Through the Freedom of Information Act, Mr. O'Brien obtained a microfiche showing the Army's nonbattle deaths during the war, information the Army had claimed did not exist.

Working together, Mr. Hagelin and Mr. O'Brien helped establish that most of the 20,000 nonbattle deaths during the war occurred outside Korea.

The Pentagon published statistics in 1994 and subsequent years showing that 17,000 of the nonbattle deaths occurred elsewhere. About 2,800 of the nonbattle deaths occurred in the theater. When that figure was added to the 33,600 killed in battle, the number of Americans who died in the war came to fewer than 37,000.

Nonetheless, the Pentagon made no effort to publicize the new numbers, and the 54,000 figure continued to be generally accepted.

54,000 number pervasive

The Pentagon's Korean War Commemorations Committee used the higher figure in promotional bookmarks it published this year.

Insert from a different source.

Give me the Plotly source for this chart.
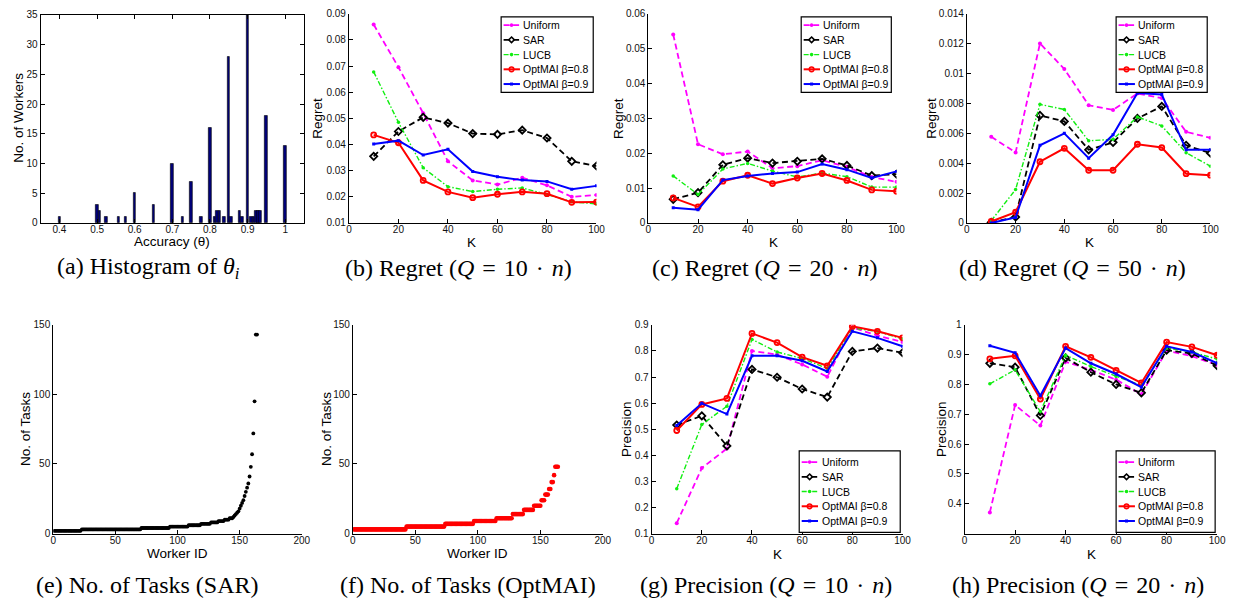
import plotly.graph_objects as go
import numpy as np

W, H = 1239, 609

# ---------------- data ----------------
K = [10, 20, 30, 40, 50, 60, 70, 80, 90, 100]
series_names = ["Uniform", "SAR", "LUCB", "OptMAI β=0.8", "OptMAI β=0.9"]

# (a) histogram of worker accuracy
hist_acc = [0.400, 0.500, 0.507, 0.524, 0.557, 0.576, 0.600, 0.650, 0.700, 0.727,
            0.750, 0.777, 0.800, 0.812, 0.819, 0.826, 0.837, 0.850, 0.857, 0.879,
            0.886, 0.900, 0.910, 0.916, 0.922, 0.928, 0.934, 0.950, 1.000]
hist_cnt = [1, 3, 2, 1, 1, 1, 5, 3, 10, 1,
            7, 1, 16, 1, 2, 2, 1, 28, 1, 2,
            1, 35, 1, 1, 2, 2, 2, 18, 13]

# (b) Regret, Q = 10n
regret10_uniform = [0.0859, 0.0696, 0.0520, 0.0336, 0.0263, 0.0247, 0.0273, 0.0244, 0.0200, 0.0207]
regret10_sar     = [0.0355, 0.0450, 0.0504, 0.0482, 0.0442, 0.0439, 0.0455, 0.0425, 0.0336, 0.0318]
regret10_lucb    = [0.0678, 0.0485, 0.0311, 0.0239, 0.0220, 0.0229, 0.0234, 0.0209, 0.0181, 0.0173]
regret10_opt08   = [0.0437, 0.0407, 0.0263, 0.0219, 0.0197, 0.0210, 0.0219, 0.0212, 0.0179, 0.0180]
regret10_opt09   = [0.0402, 0.0415, 0.0360, 0.0382, 0.0297, 0.0277, 0.0264, 0.0259, 0.0229, 0.0242]

# (c) Regret, Q = 20n
regret20_uniform = [0.0541, 0.0226, 0.0197, 0.0205, 0.0157, 0.0163, 0.0180, 0.0161, 0.0132, 0.0118]
regret20_sar     = [0.0068, 0.0087, 0.0167, 0.0186, 0.0172, 0.0177, 0.0184, 0.0165, 0.0136, 0.0140]
regret20_lucb    = [0.0135, 0.0082, 0.0155, 0.0171, 0.0149, 0.0132, 0.0143, 0.0133, 0.0103, 0.0103]
regret20_opt08   = [0.0072, 0.0046, 0.0120, 0.0137, 0.0113, 0.0129, 0.0142, 0.0122, 0.0095, 0.0091]
regret20_opt09   = [0.0044, 0.0038, 0.0123, 0.0135, 0.0142, 0.0146, 0.0169, 0.0153, 0.0129, 0.0148]

# (d) Regret, Q = 50n
regret50_uniform = [0.00577, 0.00472, 0.01202, 0.01031, 0.00788, 0.00757, 0.00867, 0.00836, 0.00610, 0.00570]
regret50_sar     = [0.00004, 0.00040, 0.00720, 0.00680, 0.00490, 0.00540, 0.00700, 0.00780, 0.00520, 0.00467]
regret50_lucb    = [0.00015, 0.00224, 0.00794, 0.00760, 0.00550, 0.00560, 0.00710, 0.00650, 0.00470, 0.00380]
regret50_opt08   = [0.00010, 0.00072, 0.00410, 0.00500, 0.00353, 0.00353, 0.00527, 0.00505, 0.00330, 0.00320]
regret50_opt09   = [0.00000, 0.00037, 0.00520, 0.00600, 0.00434, 0.00590, 0.00870, 0.00860, 0.00490, 0.00490]

# (e) No. of tasks per worker (SAR), sorted: levels and run lengths
sar_task_levels = [2, 3, 4, 5, 6, 7, 8, 9, 10, 11, 12, 13, 14, 15, 16, 18, 20, 22, 24, 27,
                   30, 33, 36, 41, 48, 57, 72, 95, 143]
sar_task_runs   = [22, 48, 23, 15, 10, 8, 6, 5, 4, 3, 1, 1, 1, 1, 1, 1, 1, 1, 1, 1,
                   1, 1, 1, 1, 1, 1, 1, 1, 2]

# (f) No. of tasks per worker (OptMAI), sorted: levels and run lengths
opt_task_levels = [3, 5, 7, 9, 11, 14, 17, 20, 24, 28, 32, 37, 42, 48]
opt_task_runs   = [42, 31, 23, 18, 13, 9, 8, 6, 3, 3, 2, 2, 1, 3]

# (g) Precision, Q = 10n
prec10_uniform = [0.140, 0.351, 0.426, 0.800, 0.786, 0.748, 0.701, 0.890, 0.859, 0.834]
prec10_sar     = [0.516, 0.551, 0.436, 0.729, 0.699, 0.654, 0.623, 0.798, 0.811, 0.793]
prec10_lucb    = [0.272, 0.518, 0.588, 0.844, 0.796, 0.771, 0.733, 0.887, 0.875, 0.846]
prec10_opt08   = [0.495, 0.595, 0.618, 0.867, 0.832, 0.776, 0.743, 0.894, 0.875, 0.850]
prec10_opt09   = [0.514, 0.599, 0.558, 0.781, 0.781, 0.762, 0.721, 0.875, 0.850, 0.818]

# (h) Precision, Q = 20n
prec20_uniform = [0.371, 0.731, 0.662, 0.876, 0.849, 0.816, 0.767, 0.913, 0.895, 0.865]
prec20_sar     = [0.871, 0.858, 0.696, 0.889, 0.841, 0.800, 0.772, 0.915, 0.904, 0.863]
prec20_lucb    = [0.802, 0.849, 0.709, 0.898, 0.860, 0.827, 0.796, 0.922, 0.909, 0.885]
prec20_opt08   = [0.886, 0.896, 0.751, 0.928, 0.891, 0.847, 0.805, 0.942, 0.926, 0.898]
prec20_opt09   = [0.930, 0.906, 0.762, 0.922, 0.871, 0.835, 0.791, 0.928, 0.909, 0.871]

EQ = " \u200a=\u200a "
DOT = " \u200a·\u200a "
captions = [
    "(a) Histogram of <i>θ<sub>i</sub></i>",
    f"(b) Regret (<i>Q</i>{EQ}10{DOT}<i>n</i>)",
    f"(c) Regret (<i>Q</i>{EQ}20{DOT}<i>n</i>)",
    f"(d) Regret (<i>Q</i>{EQ}50{DOT}<i>n</i>)",
    "(e) No. of Tasks (SAR)",
    "(f) No. of Tasks (OptMAI)",
    f"(g) Precision (<i>Q</i>{EQ}10{DOT}<i>n</i>)",
    f"(h) Precision (<i>Q</i>{EQ}20{DOT}<i>n</i>)",
]

# ---------------- layout helpers ----------------
SANS = "Liberation Sans, Arial, sans-serif"
SERIF = "Liberation Serif, Times New Roman, serif"

def fx(p):
    return p / W

def fy(p):
    return 1 - p / H

# panel boxes in pixels: x0, x1, ytop, ybottom
boxes = {
    1: (38, 304, 10, 222),
    2: (349.3, 599.3, 9, 222),
    3: (651.7, 902.3, 9, 222),
    4: (973.3, 1219.3, 9, 222),
    5: (50.7, 301.7, 325.7, 538.3),
    6: (353.3, 605.7, 325.7, 538.3),
    7: (655, 908.3, 325.7, 538.3),
    8: (971, 1226, 325.7, 538.3),
}

fig = go.Figure()

def axname(i, a):
    return a if i == 1 else f"{a}{i}"

def ref(i, a):
    return a if i == 1 else f"{a}{i}"

axis_common = dict(
    showline=True, linecolor="black", linewidth=1,
    ticks="inside", ticklen=4, tickwidth=1, tickcolor="black",
    showgrid=False, zeroline=False,
    tickfont=dict(family=SANS, size=10, color="#111"),
)

ranges = {
    1: ([0.35, 1.05], [0, 35], dict(tickvals=[0.4, 0.5, 0.6, 0.7, 0.8, 0.9, 1.0]), dict(tickvals=[0, 5, 10, 15, 20, 25, 30, 35])),
    2: ([0, 100], [0.01, 0.09], dict(tickvals=[0, 20, 40, 60, 80, 100]), dict(tickvals=[0.01, 0.02, 0.03, 0.04, 0.05, 0.06, 0.07, 0.08, 0.09])),
    3: ([0, 100], [0, 0.06], dict(tickvals=[0, 20, 40, 60, 80, 100]), dict(tickvals=[0, 0.01, 0.02, 0.03, 0.04, 0.05, 0.06])),
    4: ([0, 100], [0, 0.014], dict(tickvals=[0, 20, 40, 60, 80, 100]), dict(tickvals=[0, 0.002, 0.004, 0.006, 0.008, 0.01, 0.012, 0.014])),
    5: ([0, 200], [0, 150], dict(tickvals=[0, 50, 100, 150, 200]), dict(tickvals=[0, 50, 100, 150])),
    6: ([0, 200], [0, 150], dict(tickvals=[0, 50, 100, 150, 200]), dict(tickvals=[0, 50, 100, 150])),
    7: ([0, 100], [0.1, 0.9], dict(tickvals=[0, 20, 40, 60, 80, 100]), dict(tickvals=[0.1, 0.2, 0.3, 0.4, 0.5, 0.6, 0.7, 0.8, 0.9])),
    8: ([0, 100], [0.3, 1.0], dict(tickvals=[0, 20, 40, 60, 80, 100]), dict(tickvals=[0.4, 0.5, 0.6, 0.7, 0.8, 0.9, 1.0])),
}

layout_axes = {}
for i, (x0, x1, yt, yb) in boxes.items():
    xr, yr, xt, yt_ = ranges[i]
    mirror = True if i == 1 else False
    layout_axes[axname(i, "xaxis")] = dict(
        axis_common, domain=[fx(x0), fx(x1)], range=xr, anchor=ref(i, "y"),
        mirror=("ticks" if mirror else False), ticklabelstandoff=-3, **xt)
    layout_axes[axname(i, "yaxis")] = dict(
        axis_common, domain=[fy(yb), fy(yt)], range=yr, anchor=ref(i, "x"),
        mirror=("ticks" if mirror else False), **yt_)

# ---------------- (a) histogram ----------------
fig.add_trace(go.Bar(
    x=hist_acc, y=hist_cnt, width=0.007,
    marker=dict(color="#00007a", line=dict(color="black", width=0.6)),
    showlegend=False, xaxis="x", yaxis="y"))

# ---------------- (e), (f) scatter ----------------
sar_tasks = np.repeat(sar_task_levels, sar_task_runs)
opt_tasks = np.repeat(opt_task_levels, opt_task_runs)
fig.add_trace(go.Scatter(
    x=np.arange(1, len(sar_tasks) + 1), y=sar_tasks, mode="markers",
    marker=dict(color="black", size=3.8), showlegend=False, xaxis="x5", yaxis="y5"))
fig.add_trace(go.Scatter(
    x=np.arange(1, len(opt_tasks) + 1), y=opt_tasks, mode="markers",
    marker=dict(color="#ff0000", size=4.6), showlegend=False, xaxis="x6", yaxis="y6"))

# ---------------- line panels ----------------
colors = ["#ff00ff", "black", "#11ee11", "#ff0000", "#0000ff"]
line_styles = [
    dict(color=colors[0], width=1.8, dash="6px,3.5px"),
    dict(color=colors[1], width=1.8, dash="6px,3.5px"),
    dict(color=colors[2], width=1.4, dash="5px,2px,1.5px,2px"),
    dict(color=colors[3], width=2),
    dict(color=colors[4], width=2),
]
marker_styles = [
    dict(symbol="circle", size=4, color=colors[0]),
    dict(symbol="diamond-open", size=5.5, color=colors[1], line=dict(width=1.8)),
    dict(symbol="circle", size=3.5, color=colors[2]),
    dict(symbol="circle-open", size=5, color=colors[3], line=dict(width=1.8)),
    dict(symbol="square", size=3, color=colors[4]),
]

panels = [
    (2, [regret10_uniform, regret10_sar, regret10_lucb, regret10_opt08, regret10_opt09]),
    (3, [regret20_uniform, regret20_sar, regret20_lucb, regret20_opt08, regret20_opt09]),
    (4, [regret50_uniform, regret50_sar, regret50_lucb, regret50_opt08, regret50_opt09]),
    (7, [prec10_uniform, prec10_sar, prec10_lucb, prec10_opt08, prec10_opt09]),
    (8, [prec20_uniform, prec20_sar, prec20_lucb, prec20_opt08, prec20_opt09]),
]

for idx, data in panels:
    for name, vals, ls, ms in zip(series_names, data, line_styles, marker_styles):
        fig.add_trace(go.Scatter(
            x=K, y=vals, mode="lines+markers", name=name,
            line=ls, marker=ms, showlegend=False,
            xaxis=ref(idx, "x"), yaxis=ref(idx, "y")))

# ---------------- annotations & legend boxes ----------------
annotations = []
shapes = []

def add_text(text, px, py, size, family=SANS, angle=0, xanchor="center"):
    annotations.append(dict(
        text=text, x=fx(px), y=fy(py), xref="paper", yref="paper",
        xanchor=xanchor, yanchor="middle", showarrow=False, textangle=angle,
        font=dict(family=family, size=size, color="black")))

def legend_marker(k, cx, cy):
    base = dict(xref="paper", yref="paper", xsizemode="pixel", ysizemode="pixel",
                xanchor=fx(cx), yanchor=fy(cy), layer="above")
    c = colors[k]
    if k in (0, 2):
        shapes.append(dict(base, type="circle", x0=-1.8, x1=1.8, y0=-1.8, y1=1.8,
                           fillcolor=c, line=dict(color=c, width=0)))
    elif k == 1:
        shapes.append(dict(base, type="path", path="M0,2.8 L2.8,0 L0,-2.8 L-2.8,0 Z",
                           fillcolor="rgba(0,0,0,0)", line=dict(color=c, width=1.6)))
    elif k == 3:
        shapes.append(dict(base, type="circle", x0=-2.3, x1=2.3, y0=-2.3, y1=2.3,
                           fillcolor="rgba(0,0,0,0)", line=dict(color=c, width=1.6)))
    else:
        shapes.append(dict(base, type="rect", x0=-1.5, x1=1.5, y0=-1.5, y1=1.5,
                           fillcolor=c, line=dict(color=c, width=0)))

def add_legend(x0, x1, y0, y1):
    shapes.append(dict(type="rect", xref="paper", yref="paper",
                       x0=fx(x0), x1=fx(x1), y0=fy(y1), y1=fy(y0),
                       fillcolor="white", line=dict(color="black", width=1.2),
                       layer="above"))
    cyc = (y0 + y1) / 2
    for k, name in enumerate(series_names):
        cy = cyc + 15 * (k - 2)
        shapes.append(dict(type="line", xref="paper", yref="paper",
                           x0=fx(x0 + 2.5), x1=fx(x0 + 19), y0=fy(cy), y1=fy(cy),
                           line=line_styles[k], layer="above"))
        legend_marker(k, x0 + 10.5, cy)
        add_text(name, x0 + 20.5, cy, 10.5, xanchor="left")

add_legend(503, 596, 12, 89)
add_legend(806, 897, 12, 89)
add_legend(1124, 1216, 12, 89)
add_legend(804, 906, 454, 537)
add_legend(1124, 1224, 454, 537)

TS = 13.5
# axis titles
add_text("No. of Workers", 16, 115, TS, angle=-90)
add_text("Accuracy (θ)", 171, 241, TS)
add_text("Regret", 318, 115, TS, angle=-90)
add_text("K", 473, 242, TS)
add_text("Regret", 622, 115, TS, angle=-90)
add_text("K", 778, 242, TS)
add_text("Regret", 938, 115, TS, angle=-90)
add_text("K", 1097, 242, TS)
add_text("No. of Tasks", 22, 432, TS, angle=-90)
add_text("Worker ID", 176, 559, TS)
add_text("No. of Tasks", 326, 432, TS, angle=-90)
add_text("Worker ID", 479, 559, TS)
add_text("Precision", 629, 432, TS, angle=-90)
add_text("K", 782, 560, TS)
add_text("Precision", 947, 432, TS, angle=-90)
add_text("K", 1099, 560, TS)

# captions
cap_pos = [(147, 268), (460, 268), (769, 268), (1080, 268),
           (146, 591), (470, 591), (770, 591), (1086, 591)]
for cap, (px, py) in zip(captions, cap_pos):
    add_text(cap, px, py, 24, family=SERIF)

fig.update_layout(
    width=W, height=H, autosize=False,
    margin=dict(l=0, r=0, t=0, b=0, pad=0),
    paper_bgcolor="white", plot_bgcolor="white",
    bargap=0, barmode="overlay", showlegend=False,
    annotations=annotations, shapes=shapes,
    **layout_axes,
)

fig.write_html("out.html", config={"displayModeBar": False},
               post_script="document.body.style.margin='0px';")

"The 54,000 number became so pervasive in the secondary literature that we felt it not necessary to go to the primary sources," said Air Force Maj. Bob White, the committee's historian.

Maj. White said he learned the figure was suspect from a military historian who saw the bookmark.

The 54,000 figure dates to the war's end in 1953, reflecting about 33,600 killed in battle and 20,600 nonhostile deaths worldwide.

The total of 54,000 became the common reference for Korean War deaths. For many Korean veterans, the fact that it is close to the 58,000 killed in Vietnam was significant.

The veterans' view won out as far as the monument was concerned. "Had it not been for the Korean War, they would never have been drafted," said Bob Hansen of the Korean War Veterans Memorial Advisory Board.